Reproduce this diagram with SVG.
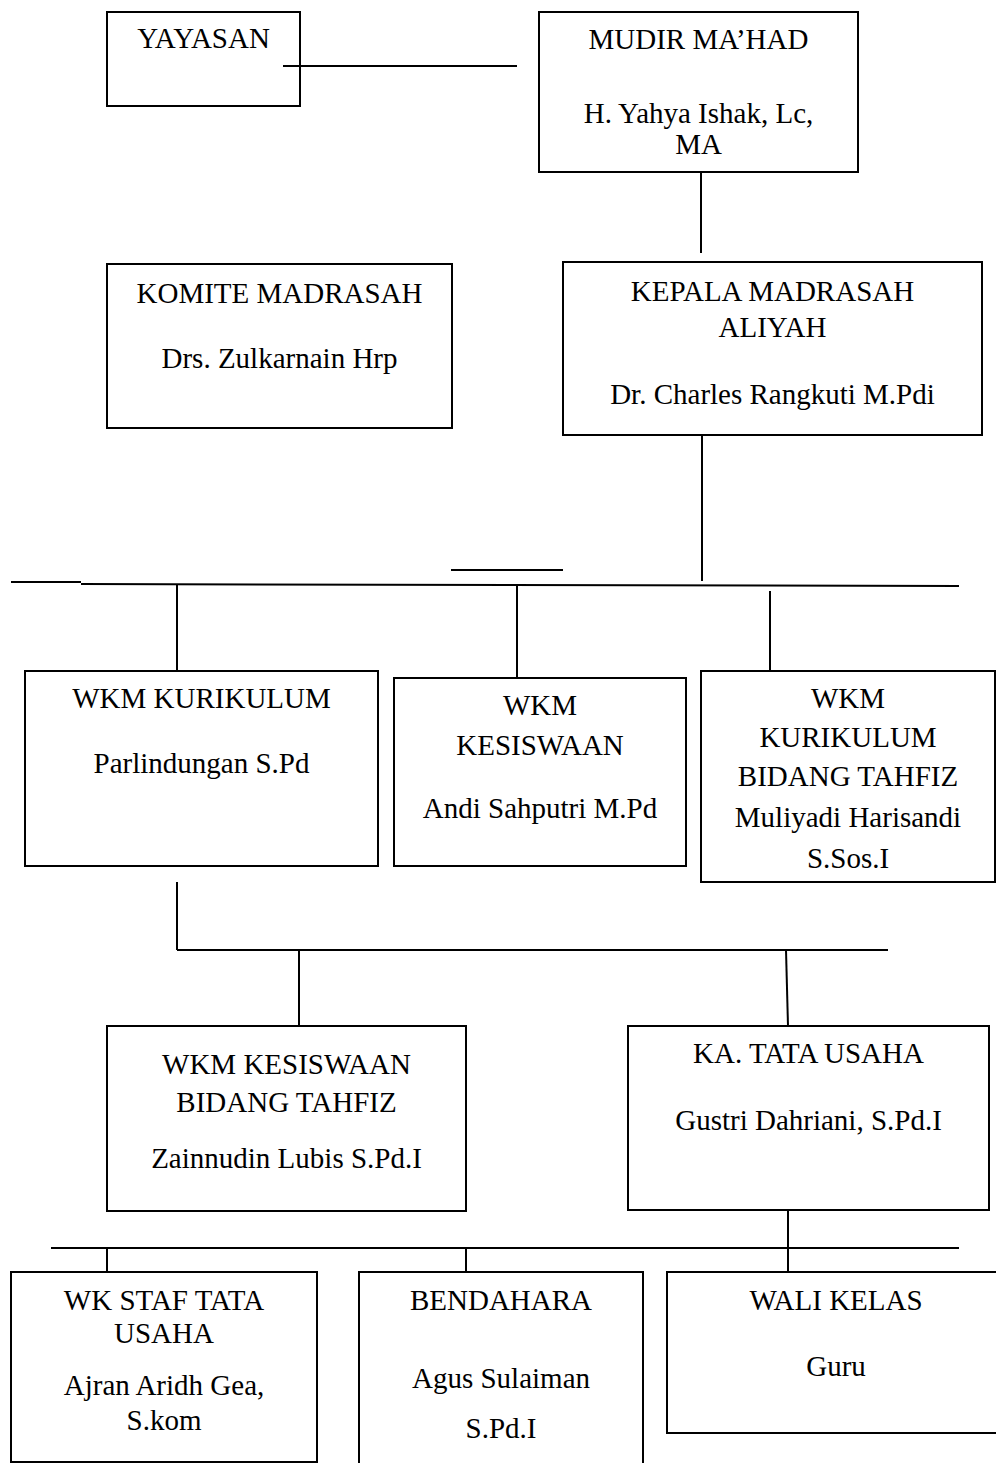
<svg xmlns="http://www.w3.org/2000/svg" width="996" height="1463" viewBox="0 0 996 1463">
<style>
rect{fill:none;stroke:#000;stroke-width:2}
line{stroke:#000;stroke-width:2}
text{font-family:"Liberation Serif","Times New Roman",serif;font-size:29px;fill:#000;text-anchor:middle}
</style>
<rect x="0" y="0" width="996" height="1463" style="stroke:none;fill:#fff"/>
<g id="connectors">
<line x1="283" y1="66" x2="517" y2="66"/>
<line x1="701" y1="172" x2="701" y2="253"/>
<line x1="702" y1="435" x2="702" y2="581"/>
<line x1="11" y1="582" x2="81" y2="582"/>
<line x1="81" y1="584" x2="959" y2="586"/>
<line x1="451" y1="570" x2="563" y2="570"/>
<line x1="177" y1="584" x2="177" y2="671"/>
<line x1="517" y1="584" x2="517" y2="678"/>
<line x1="770" y1="591" x2="770" y2="671"/>
<line x1="177" y1="882" x2="177" y2="950"/>
<line x1="177" y1="950" x2="888" y2="950"/>
<line x1="299" y1="950" x2="299" y2="1026"/>
<line x1="786" y1="950" x2="788" y2="1026"/>
<line x1="788" y1="1210" x2="788" y2="1272"/>
<line x1="51" y1="1248" x2="959" y2="1248"/>
<line x1="107" y1="1248" x2="107" y2="1272"/>
<line x1="466" y1="1248" x2="466" y2="1272"/>
</g>
<g id="yayasan">
<rect x="107" y="12" width="193" height="94"/>
<text x="203.5" y="48">YAYASAN</text>
</g>
<g id="mudir">
<rect x="539" y="12" width="319" height="160"/>
<text x="698.5" y="49">MUDIR MA’HAD</text>
<text x="698.5" y="123">H. Yahya Ishak, Lc,</text>
<text x="698.5" y="154">MA</text>
</g>
<g id="komite">
<rect x="107" y="264" width="345" height="164"/>
<text x="279.5" y="303">KOMITE MADRASAH</text>
<text x="279.5" y="368">Drs. Zulkarnain Hrp</text>
</g>
<g id="kepala">
<rect x="563" y="262" width="419" height="173"/>
<text x="772.5" y="301">KEPALA MADRASAH</text>
<text x="772.5" y="337">ALIYAH</text>
<text x="772.5" y="404">Dr. Charles Rangkuti M.Pdi</text>
</g>
<g id="wkm-kurikulum">
<rect x="25" y="671" width="353" height="195"/>
<text x="201.5" y="708">WKM KURIKULUM</text>
<text x="201.5" y="773">Parlindungan S.Pd</text>
</g>
<g id="wkm-kesiswaan">
<rect x="394" y="678" width="292" height="188"/>
<text x="540" y="715">WKM</text>
<text x="540" y="755">KESISWAAN</text>
<text x="540" y="818">Andi Sahputri M.Pd</text>
</g>
<g id="wkm-kurikulum-tahfiz">
<rect x="701" y="671" width="294" height="211"/>
<text x="848" y="708">WKM</text>
<text x="848" y="747">KURIKULUM</text>
<text x="848" y="786">BIDANG TAHFIZ</text>
<text x="848" y="827">Muliyadi Harisandi</text>
<text x="848" y="868">S.Sos.I</text>
</g>
<g id="wkm-kesiswaan-tahfiz">
<rect x="107" y="1026" width="359" height="185"/>
<text x="286.5" y="1074">WKM KESISWAAN</text>
<text x="286.5" y="1112">BIDANG TAHFIZ</text>
<text x="286.5" y="1168">Zainnudin Lubis S.Pd.I</text>
</g>
<g id="ka-tata-usaha">
<rect x="628" y="1026" width="361" height="184"/>
<text x="808.5" y="1063">KA. TATA USAHA</text>
<text x="808.5" y="1130">Gustri Dahriani, S.Pd.I</text>
</g>
<g id="wk-staf">
<rect x="11" y="1272" width="306" height="190"/>
<text x="164" y="1310">WK STAF TATA</text>
<text x="164" y="1343">USAHA</text>
<text x="164" y="1395">Ajran Aridh Gea,</text>
<text x="164" y="1430">S.kom</text>
</g>
<g id="bendahara">
<rect x="359" y="1272" width="284" height="200"/>
<text x="501" y="1310">BENDAHARA</text>
<text x="501" y="1388">Agus Sulaiman</text>
<text x="501" y="1438">S.Pd.I</text>
</g>
<g id="wali-kelas">
<rect x="667" y="1272" width="335" height="161"/>
<text x="836" y="1310">WALI KELAS</text>
<text x="836" y="1376">Guru</text>
</g>
</svg>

§ **TASK DESCRIPTION**: Reproduce every line precisely as given, omitting all pictures.

§ **WRITTEN SOLUTION**:
Reproduce this diagram with SVG.
<svg xmlns="http://www.w3.org/2000/svg" width="996" height="1463" viewBox="0 0 996 1463">
<style>
rect{fill:none;stroke:#000;stroke-width:2}
line{stroke:#000;stroke-width:2}
text{font-family:"Liberation Serif","Times New Roman",serif;font-size:29px;fill:#000;text-anchor:middle}
</style>
<rect x="0" y="0" width="996" height="1463" style="stroke:none;fill:#fff"/>
<g id="connectors">
<line x1="283" y1="66" x2="517" y2="66"/>
<line x1="701" y1="172" x2="701" y2="253"/>
<line x1="702" y1="435" x2="702" y2="581"/>
<line x1="11" y1="582" x2="81" y2="582"/>
<line x1="81" y1="584" x2="959" y2="586"/>
<line x1="451" y1="570" x2="563" y2="570"/>
<line x1="177" y1="584" x2="177" y2="671"/>
<line x1="517" y1="584" x2="517" y2="678"/>
<line x1="770" y1="591" x2="770" y2="671"/>
<line x1="177" y1="882" x2="177" y2="950"/>
<line x1="177" y1="950" x2="888" y2="950"/>
<line x1="299" y1="950" x2="299" y2="1026"/>
<line x1="786" y1="950" x2="788" y2="1026"/>
<line x1="788" y1="1210" x2="788" y2="1272"/>
<line x1="51" y1="1248" x2="959" y2="1248"/>
<line x1="107" y1="1248" x2="107" y2="1272"/>
<line x1="466" y1="1248" x2="466" y2="1272"/>
</g>
<g id="yayasan">
<rect x="107" y="12" width="193" height="94"/>
<text x="203.5" y="48">YAYASAN</text>
</g>
<g id="mudir">
<rect x="539" y="12" width="319" height="160"/>
<text x="698.5" y="49">MUDIR MA’HAD</text>
<text x="698.5" y="123">H. Yahya Ishak, Lc,</text>
<text x="698.5" y="154">MA</text>
</g>
<g id="komite">
<rect x="107" y="264" width="345" height="164"/>
<text x="279.5" y="303">KOMITE MADRASAH</text>
<text x="279.5" y="368">Drs. Zulkarnain Hrp</text>
</g>
<g id="kepala">
<rect x="563" y="262" width="419" height="173"/>
<text x="772.5" y="301">KEPALA MADRASAH</text>
<text x="772.5" y="337">ALIYAH</text>
<text x="772.5" y="404">Dr. Charles Rangkuti M.Pdi</text>
</g>
<g id="wkm-kurikulum">
<rect x="25" y="671" width="353" height="195"/>
<text x="201.5" y="708">WKM KURIKULUM</text>
<text x="201.5" y="773">Parlindungan S.Pd</text>
</g>
<g id="wkm-kesiswaan">
<rect x="394" y="678" width="292" height="188"/>
<text x="540" y="715">WKM</text>
<text x="540" y="755">KESISWAAN</text>
<text x="540" y="818">Andi Sahputri M.Pd</text>
</g>
<g id="wkm-kurikulum-tahfiz">
<rect x="701" y="671" width="294" height="211"/>
<text x="848" y="708">WKM</text>
<text x="848" y="747">KURIKULUM</text>
<text x="848" y="786">BIDANG TAHFIZ</text>
<text x="848" y="827">Muliyadi Harisandi</text>
<text x="848" y="868">S.Sos.I</text>
</g>
<g id="wkm-kesiswaan-tahfiz">
<rect x="107" y="1026" width="359" height="185"/>
<text x="286.5" y="1074">WKM KESISWAAN</text>
<text x="286.5" y="1112">BIDANG TAHFIZ</text>
<text x="286.5" y="1168">Zainnudin Lubis S.Pd.I</text>
</g>
<g id="ka-tata-usaha">
<rect x="628" y="1026" width="361" height="184"/>
<text x="808.5" y="1063">KA. TATA USAHA</text>
<text x="808.5" y="1130">Gustri Dahriani, S.Pd.I</text>
</g>
<g id="wk-staf">
<rect x="11" y="1272" width="306" height="190"/>
<text x="164" y="1310">WK STAF TATA</text>
<text x="164" y="1343">USAHA</text>
<text x="164" y="1395">Ajran Aridh Gea,</text>
<text x="164" y="1430">S.kom</text>
</g>
<g id="bendahara">
<rect x="359" y="1272" width="284" height="200"/>
<text x="501" y="1310">BENDAHARA</text>
<text x="501" y="1388">Agus Sulaiman</text>
<text x="501" y="1438">S.Pd.I</text>
</g>
<g id="wali-kelas">
<rect x="667" y="1272" width="335" height="161"/>
<text x="836" y="1310">WALI KELAS</text>
<text x="836" y="1376">Guru</text>
</g>
</svg>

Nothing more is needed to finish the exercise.